Saying that Barr's obvious bias should make people suspicious of the content of the summary, when it outlines the facts very clearly and quotes the special counsel on the key elements of it, is a huge statement.
For Barr to withhold critical information with the world watching would be ludicrous, and there's nothing he's done in his short time as AG that remotely justifies such scepticism. When you add in how little scepticism was applied to the more damaging speculation about the report just weeks prior to this, it completely undermines the legitimacy of any previous concerns about Republicans refusing to accept the results of the report.
The implication was that this scepticism of the end outcome would be completely baseless, pure partisan politics, and an indication of the ridiculous position the GOP now find themselves in. Yet now the pendulum has swung the other way, the democrats are going in the direction which just weeks ago they abhorred. Some went as far as to describe it as "un-American". Trust the process and the justice system.

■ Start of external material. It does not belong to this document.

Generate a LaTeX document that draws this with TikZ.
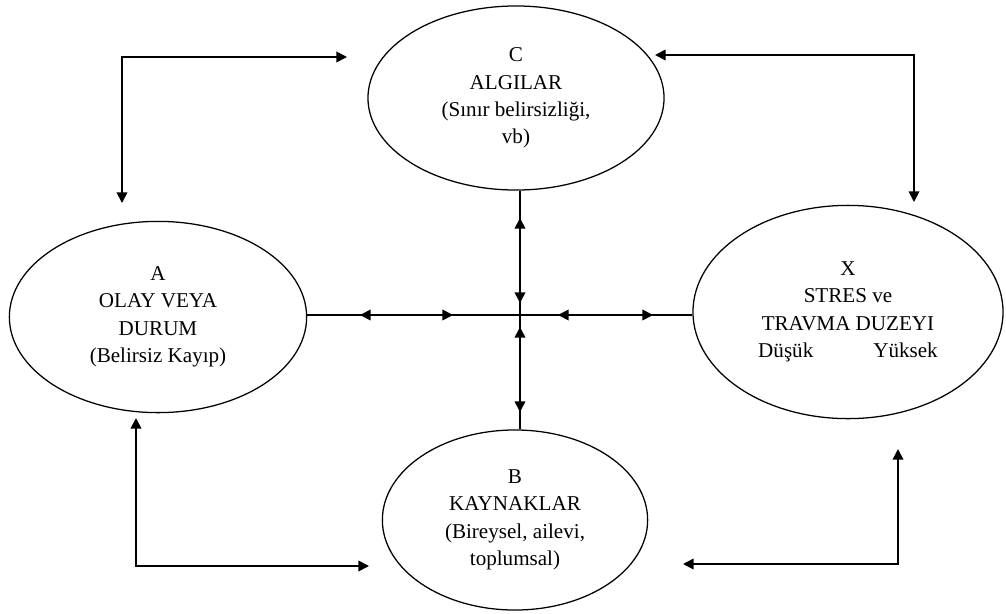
\documentclass[tikz,border=0pt]{standalone}
\usepackage{fontspec}
\setmainfont{Liberation Serif}
\usetikzlibrary{shapes.geometric,arrows.meta}

\tikzset{
    stage/.style={draw, ellipse, line width=0.9pt, align=center, inner sep=0pt,
        font=\fontsize{15}{19.5}\selectfont},
    link/.style={line width=1.2pt},
    twoway/.style={link, {Triangle[length=7.5pt,width=7.5pt]}-{Triangle[length=7.5pt,width=7.5pt]}},
}

\begin{document}
\begin{tikzpicture}[x=0.025cm, y=-0.025cm]
    \useasboundingbox (0,0) rectangle (1006,613);

    % Draw ellipses
    \node [stage, minimum width=7.4cm, minimum height=4.6cm] (c) at (516,98)
        {C\\ALGILAR\\(Sınır belirsizliği,\\vb)};
    \node [stage, minimum width=7.43cm, minimum height=4.78cm] (a) at (158,317)
        {A\\OLAY VEYA\\DURUM\\(Belirsiz Kayıp)};
    \node [stage, minimum width=7.75cm, minimum height=5.33cm] (x) at (848,312)
        {X\\STRES ve\\TRAVMA DUZEYI\\Düşük\hspace{1.5cm}Yüksek};
    \node [stage, minimum width=6.63cm, minimum height=4.5cm] (b) at (515,520)
        {B\\KAYNAKLAR\\(Bireysel, ailevi,\\toplumsal)};

    % Draw cross
    \coordinate (mid) at (520,315);
    \draw [link] (a.east |- mid) -- (x.west |- mid);
    \draw [link] (c.south -| mid) -- (b.north -| mid);
    \coordinate (la1) at (360,315);
    \coordinate (la2) at (453,315);
    \coordinate (ra1) at (558,315);
    \coordinate (ra2) at (653,315);
    \coordinate (ua1) at (520,218);
    \coordinate (ua2) at (520,303);
    \coordinate (da1) at (520,327);
    \coordinate (da2) at (520,412);
    \draw [twoway] (la1) -- (la2);
    \draw [twoway] (ra1) -- (ra2);
    \draw [twoway] (ua1) -- (ua2);
    \draw [twoway] (da1) -- (da2);

    % Draw corner arrows
    \coordinate (tlh) at (347,57);
    \coordinate (tlc) at (122,57);
    \coordinate (tlv) at (122,203);
    \coordinate (trh) at (655,55);
    \coordinate (trc) at (914,55);
    \coordinate (trv) at (914,202);
    \coordinate (blv) at (136,418);
    \coordinate (blc) at (136,566);
    \coordinate (blh) at (369,566);
    \coordinate (brv) at (898,449);
    \coordinate (brc) at (898,564);
    \coordinate (brh) at (683,564);
    \draw [twoway] (tlh) -- (tlc) -- (tlv);
    \draw [twoway] (trh) -- (trc) -- (trv);
    \draw [twoway] (blv) -- (blc) -- (blh);
    \draw [twoway] (brv) -- (brc) -- (brh);
\end{tikzpicture}
\end{document}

It just underlines that everything here is partisan first, legitimate analysis of the facts comes second. I'm not sure why anyone thinks that is in their best interests. If the goal is to have democrats' decisions and actions be taken seriously, and viewed as being in the best interests of the country, they need to take themselves seriously first.
Also,
@calodo2003's overarching point in this thread echoes many others, which is to be sceptical of the whole thing. Why did it end so soon? Why was the report produced so slowly (and now, so quickly)? What about all those unsealed indictments? Something seems fishy here.
That attitude is entirely in keeping with how they predicted "the other side" would act. Do you disagree?